Figure scripts:
<<<<
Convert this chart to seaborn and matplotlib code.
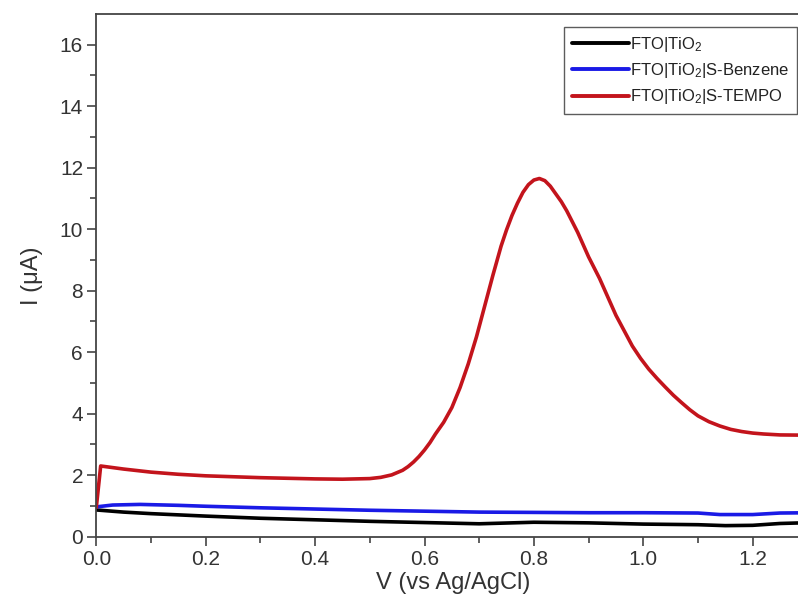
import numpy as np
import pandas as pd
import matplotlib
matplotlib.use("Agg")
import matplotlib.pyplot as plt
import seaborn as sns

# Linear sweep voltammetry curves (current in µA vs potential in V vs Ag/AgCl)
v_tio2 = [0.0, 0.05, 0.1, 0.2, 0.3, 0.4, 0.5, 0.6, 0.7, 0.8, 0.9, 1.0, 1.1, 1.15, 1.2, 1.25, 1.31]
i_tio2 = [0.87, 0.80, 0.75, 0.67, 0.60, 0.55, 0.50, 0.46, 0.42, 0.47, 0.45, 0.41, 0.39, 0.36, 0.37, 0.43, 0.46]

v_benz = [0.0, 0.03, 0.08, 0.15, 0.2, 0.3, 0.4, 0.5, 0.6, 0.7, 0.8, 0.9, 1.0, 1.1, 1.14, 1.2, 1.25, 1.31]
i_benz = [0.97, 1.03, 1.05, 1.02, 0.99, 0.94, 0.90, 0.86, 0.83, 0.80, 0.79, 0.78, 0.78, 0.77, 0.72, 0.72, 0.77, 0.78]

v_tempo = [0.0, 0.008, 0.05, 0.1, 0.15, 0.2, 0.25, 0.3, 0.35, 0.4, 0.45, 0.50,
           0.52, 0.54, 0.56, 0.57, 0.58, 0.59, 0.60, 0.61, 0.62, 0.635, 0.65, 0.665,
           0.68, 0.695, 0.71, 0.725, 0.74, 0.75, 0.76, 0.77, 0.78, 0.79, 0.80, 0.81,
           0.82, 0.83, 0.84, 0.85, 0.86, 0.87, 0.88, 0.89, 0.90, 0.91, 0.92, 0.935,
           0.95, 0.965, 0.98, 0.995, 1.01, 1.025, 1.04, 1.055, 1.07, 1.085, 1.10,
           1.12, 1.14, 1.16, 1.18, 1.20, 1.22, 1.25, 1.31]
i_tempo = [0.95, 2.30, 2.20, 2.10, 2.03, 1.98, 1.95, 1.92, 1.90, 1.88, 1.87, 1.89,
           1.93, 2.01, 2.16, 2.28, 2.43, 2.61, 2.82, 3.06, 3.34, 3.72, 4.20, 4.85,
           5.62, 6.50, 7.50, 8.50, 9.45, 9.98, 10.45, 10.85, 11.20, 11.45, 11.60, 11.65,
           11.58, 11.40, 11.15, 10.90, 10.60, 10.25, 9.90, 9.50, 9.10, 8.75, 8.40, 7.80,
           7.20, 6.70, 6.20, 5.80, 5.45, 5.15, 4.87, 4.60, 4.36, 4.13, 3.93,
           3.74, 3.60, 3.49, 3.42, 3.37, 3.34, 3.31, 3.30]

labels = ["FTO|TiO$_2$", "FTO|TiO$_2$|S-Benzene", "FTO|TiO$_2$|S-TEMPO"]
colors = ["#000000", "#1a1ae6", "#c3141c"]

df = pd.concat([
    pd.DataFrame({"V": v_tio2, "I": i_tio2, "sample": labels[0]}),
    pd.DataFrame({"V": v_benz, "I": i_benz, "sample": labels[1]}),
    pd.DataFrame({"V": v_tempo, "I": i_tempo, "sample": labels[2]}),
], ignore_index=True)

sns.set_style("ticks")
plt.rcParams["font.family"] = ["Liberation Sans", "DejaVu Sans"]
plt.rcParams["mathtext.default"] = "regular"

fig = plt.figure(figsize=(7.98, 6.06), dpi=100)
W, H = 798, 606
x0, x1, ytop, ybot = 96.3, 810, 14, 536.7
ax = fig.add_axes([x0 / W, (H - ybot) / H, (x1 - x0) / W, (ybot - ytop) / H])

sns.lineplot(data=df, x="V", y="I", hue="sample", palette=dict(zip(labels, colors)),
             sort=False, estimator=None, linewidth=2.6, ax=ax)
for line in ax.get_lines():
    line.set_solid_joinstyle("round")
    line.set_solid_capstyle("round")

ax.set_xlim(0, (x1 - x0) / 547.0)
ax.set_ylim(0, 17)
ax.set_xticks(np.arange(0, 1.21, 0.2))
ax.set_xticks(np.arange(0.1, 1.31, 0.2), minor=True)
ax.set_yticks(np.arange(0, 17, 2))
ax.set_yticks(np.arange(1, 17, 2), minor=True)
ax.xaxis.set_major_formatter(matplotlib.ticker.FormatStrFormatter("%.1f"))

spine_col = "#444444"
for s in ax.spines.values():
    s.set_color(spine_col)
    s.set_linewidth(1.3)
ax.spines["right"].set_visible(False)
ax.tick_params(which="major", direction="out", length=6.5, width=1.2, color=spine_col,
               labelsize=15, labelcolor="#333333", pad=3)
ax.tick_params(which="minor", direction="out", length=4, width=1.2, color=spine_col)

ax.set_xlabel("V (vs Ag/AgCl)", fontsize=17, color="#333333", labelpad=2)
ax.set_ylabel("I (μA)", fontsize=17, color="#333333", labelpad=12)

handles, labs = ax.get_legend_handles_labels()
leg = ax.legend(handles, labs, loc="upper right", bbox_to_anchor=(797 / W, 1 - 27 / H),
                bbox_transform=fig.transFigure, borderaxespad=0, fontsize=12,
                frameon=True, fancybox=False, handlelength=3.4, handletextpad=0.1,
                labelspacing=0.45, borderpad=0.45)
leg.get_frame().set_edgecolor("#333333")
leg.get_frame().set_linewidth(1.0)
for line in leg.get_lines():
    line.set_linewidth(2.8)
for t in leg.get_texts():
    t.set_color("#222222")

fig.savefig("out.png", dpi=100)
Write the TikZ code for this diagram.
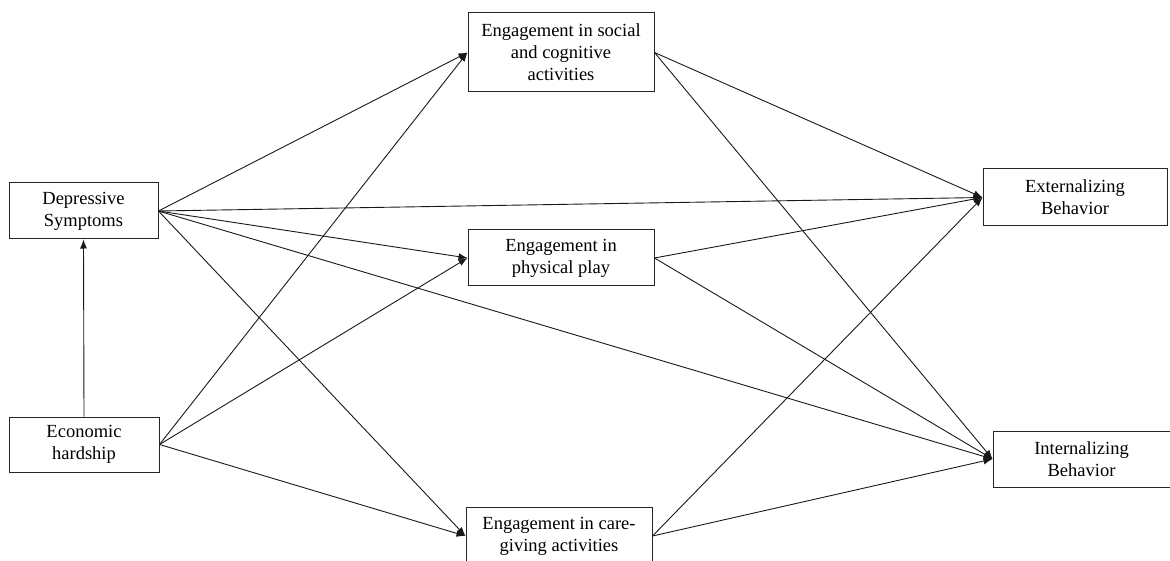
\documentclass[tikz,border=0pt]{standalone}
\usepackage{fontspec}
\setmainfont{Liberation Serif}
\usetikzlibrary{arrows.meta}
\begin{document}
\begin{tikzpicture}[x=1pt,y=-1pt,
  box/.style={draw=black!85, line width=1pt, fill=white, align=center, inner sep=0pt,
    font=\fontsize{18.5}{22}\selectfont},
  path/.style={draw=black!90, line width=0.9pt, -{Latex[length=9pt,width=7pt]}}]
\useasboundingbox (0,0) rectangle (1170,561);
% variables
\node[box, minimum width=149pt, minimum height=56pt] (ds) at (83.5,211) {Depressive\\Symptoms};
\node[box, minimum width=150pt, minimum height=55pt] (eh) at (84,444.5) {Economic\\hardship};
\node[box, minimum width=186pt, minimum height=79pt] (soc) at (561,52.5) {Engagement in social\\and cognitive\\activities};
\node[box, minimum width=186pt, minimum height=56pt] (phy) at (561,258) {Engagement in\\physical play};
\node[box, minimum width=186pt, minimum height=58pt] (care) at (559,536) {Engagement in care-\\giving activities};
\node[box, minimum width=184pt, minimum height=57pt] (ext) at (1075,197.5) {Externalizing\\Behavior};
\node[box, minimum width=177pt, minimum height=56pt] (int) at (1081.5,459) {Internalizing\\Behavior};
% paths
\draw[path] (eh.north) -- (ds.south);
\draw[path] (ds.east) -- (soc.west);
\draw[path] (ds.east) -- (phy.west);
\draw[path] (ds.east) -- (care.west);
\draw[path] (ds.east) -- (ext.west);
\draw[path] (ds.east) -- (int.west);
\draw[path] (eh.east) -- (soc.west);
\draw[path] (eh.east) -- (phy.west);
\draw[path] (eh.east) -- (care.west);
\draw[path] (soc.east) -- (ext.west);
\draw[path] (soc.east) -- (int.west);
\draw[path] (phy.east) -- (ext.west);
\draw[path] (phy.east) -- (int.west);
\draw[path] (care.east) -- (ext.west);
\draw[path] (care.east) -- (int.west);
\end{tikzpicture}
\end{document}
>>>>
▸ **What is asked**:
Repeat all of the data above word for word, minus the pictures.

▸ **Worked answer**:
Convert this chart to seaborn and matplotlib code.
import numpy as np
import pandas as pd
import matplotlib
matplotlib.use("Agg")
import matplotlib.pyplot as plt
import seaborn as sns

# Linear sweep voltammetry curves (current in µA vs potential in V vs Ag/AgCl)
v_tio2 = [0.0, 0.05, 0.1, 0.2, 0.3, 0.4, 0.5, 0.6, 0.7, 0.8, 0.9, 1.0, 1.1, 1.15, 1.2, 1.25, 1.31]
i_tio2 = [0.87, 0.80, 0.75, 0.67, 0.60, 0.55, 0.50, 0.46, 0.42, 0.47, 0.45, 0.41, 0.39, 0.36, 0.37, 0.43, 0.46]

v_benz = [0.0, 0.03, 0.08, 0.15, 0.2, 0.3, 0.4, 0.5, 0.6, 0.7, 0.8, 0.9, 1.0, 1.1, 1.14, 1.2, 1.25, 1.31]
i_benz = [0.97, 1.03, 1.05, 1.02, 0.99, 0.94, 0.90, 0.86, 0.83, 0.80, 0.79, 0.78, 0.78, 0.77, 0.72, 0.72, 0.77, 0.78]

v_tempo = [0.0, 0.008, 0.05, 0.1, 0.15, 0.2, 0.25, 0.3, 0.35, 0.4, 0.45, 0.50,
           0.52, 0.54, 0.56, 0.57, 0.58, 0.59, 0.60, 0.61, 0.62, 0.635, 0.65, 0.665,
           0.68, 0.695, 0.71, 0.725, 0.74, 0.75, 0.76, 0.77, 0.78, 0.79, 0.80, 0.81,
           0.82, 0.83, 0.84, 0.85, 0.86, 0.87, 0.88, 0.89, 0.90, 0.91, 0.92, 0.935,
           0.95, 0.965, 0.98, 0.995, 1.01, 1.025, 1.04, 1.055, 1.07, 1.085, 1.10,
           1.12, 1.14, 1.16, 1.18, 1.20, 1.22, 1.25, 1.31]
i_tempo = [0.95, 2.30, 2.20, 2.10, 2.03, 1.98, 1.95, 1.92, 1.90, 1.88, 1.87, 1.89,
           1.93, 2.01, 2.16, 2.28, 2.43, 2.61, 2.82, 3.06, 3.34, 3.72, 4.20, 4.85,
           5.62, 6.50, 7.50, 8.50, 9.45, 9.98, 10.45, 10.85, 11.20, 11.45, 11.60, 11.65,
           11.58, 11.40, 11.15, 10.90, 10.60, 10.25, 9.90, 9.50, 9.10, 8.75, 8.40, 7.80,
           7.20, 6.70, 6.20, 5.80, 5.45, 5.15, 4.87, 4.60, 4.36, 4.13, 3.93,
           3.74, 3.60, 3.49, 3.42, 3.37, 3.34, 3.31, 3.30]

labels = ["FTO|TiO$_2$", "FTO|TiO$_2$|S-Benzene", "FTO|TiO$_2$|S-TEMPO"]
colors = ["#000000", "#1a1ae6", "#c3141c"]

df = pd.concat([
    pd.DataFrame({"V": v_tio2, "I": i_tio2, "sample": labels[0]}),
    pd.DataFrame({"V": v_benz, "I": i_benz, "sample": labels[1]}),
    pd.DataFrame({"V": v_tempo, "I": i_tempo, "sample": labels[2]}),
], ignore_index=True)

sns.set_style("ticks")
plt.rcParams["font.family"] = ["Liberation Sans", "DejaVu Sans"]
plt.rcParams["mathtext.default"] = "regular"

fig = plt.figure(figsize=(7.98, 6.06), dpi=100)
W, H = 798, 606
x0, x1, ytop, ybot = 96.3, 810, 14, 536.7
ax = fig.add_axes([x0 / W, (H - ybot) / H, (x1 - x0) / W, (ybot - ytop) / H])

sns.lineplot(data=df, x="V", y="I", hue="sample", palette=dict(zip(labels, colors)),
             sort=False, estimator=None, linewidth=2.6, ax=ax)
for line in ax.get_lines():
    line.set_solid_joinstyle("round")
    line.set_solid_capstyle("round")

ax.set_xlim(0, (x1 - x0) / 547.0)
ax.set_ylim(0, 17)
ax.set_xticks(np.arange(0, 1.21, 0.2))
ax.set_xticks(np.arange(0.1, 1.31, 0.2), minor=True)
ax.set_yticks(np.arange(0, 17, 2))
ax.set_yticks(np.arange(1, 17, 2), minor=True)
ax.xaxis.set_major_formatter(matplotlib.ticker.FormatStrFormatter("%.1f"))

spine_col = "#444444"
for s in ax.spines.values():
    s.set_color(spine_col)
    s.set_linewidth(1.3)
ax.spines["right"].set_visible(False)
ax.tick_params(which="major", direction="out", length=6.5, width=1.2, color=spine_col,
               labelsize=15, labelcolor="#333333", pad=3)
ax.tick_params(which="minor", direction="out", length=4, width=1.2, color=spine_col)

ax.set_xlabel("V (vs Ag/AgCl)", fontsize=17, color="#333333", labelpad=2)
ax.set_ylabel("I (μA)", fontsize=17, color="#333333", labelpad=12)

handles, labs = ax.get_legend_handles_labels()
leg = ax.legend(handles, labs, loc="upper right", bbox_to_anchor=(797 / W, 1 - 27 / H),
                bbox_transform=fig.transFigure, borderaxespad=0, fontsize=12,
                frameon=True, fancybox=False, handlelength=3.4, handletextpad=0.1,
                labelspacing=0.45, borderpad=0.45)
leg.get_frame().set_edgecolor("#333333")
leg.get_frame().set_linewidth(1.0)
for line in leg.get_lines():
    line.set_linewidth(2.8)
for t in leg.get_texts():
    t.set_color("#222222")

fig.savefig("out.png", dpi=100)
Write the TikZ code for this diagram.
\documentclass[tikz,border=0pt]{standalone}
\usepackage{fontspec}
\setmainfont{Liberation Serif}
\usetikzlibrary{arrows.meta}
\begin{document}
\begin{tikzpicture}[x=1pt,y=-1pt,
  box/.style={draw=black!85, line width=1pt, fill=white, align=center, inner sep=0pt,
    font=\fontsize{18.5}{22}\selectfont},
  path/.style={draw=black!90, line width=0.9pt, -{Latex[length=9pt,width=7pt]}}]
\useasboundingbox (0,0) rectangle (1170,561);
% variables
\node[box, minimum width=149pt, minimum height=56pt] (ds) at (83.5,211) {Depressive\\Symptoms};
\node[box, minimum width=150pt, minimum height=55pt] (eh) at (84,444.5) {Economic\\hardship};
\node[box, minimum width=186pt, minimum height=79pt] (soc) at (561,52.5) {Engagement in social\\and cognitive\\activities};
\node[box, minimum width=186pt, minimum height=56pt] (phy) at (561,258) {Engagement in\\physical play};
\node[box, minimum width=186pt, minimum height=58pt] (care) at (559,536) {Engagement in care-\\giving activities};
\node[box, minimum width=184pt, minimum height=57pt] (ext) at (1075,197.5) {Externalizing\\Behavior};
\node[box, minimum width=177pt, minimum height=56pt] (int) at (1081.5,459) {Internalizing\\Behavior};
% paths
\draw[path] (eh.north) -- (ds.south);
\draw[path] (ds.east) -- (soc.west);
\draw[path] (ds.east) -- (phy.west);
\draw[path] (ds.east) -- (care.west);
\draw[path] (ds.east) -- (ext.west);
\draw[path] (ds.east) -- (int.west);
\draw[path] (eh.east) -- (soc.west);
\draw[path] (eh.east) -- (phy.west);
\draw[path] (eh.east) -- (care.west);
\draw[path] (soc.east) -- (ext.west);
\draw[path] (soc.east) -- (int.west);
\draw[path] (phy.east) -- (ext.west);
\draw[path] (phy.east) -- (int.west);
\draw[path] (care.east) -- (ext.west);
\draw[path] (care.east) -- (int.west);
\end{tikzpicture}
\end{document}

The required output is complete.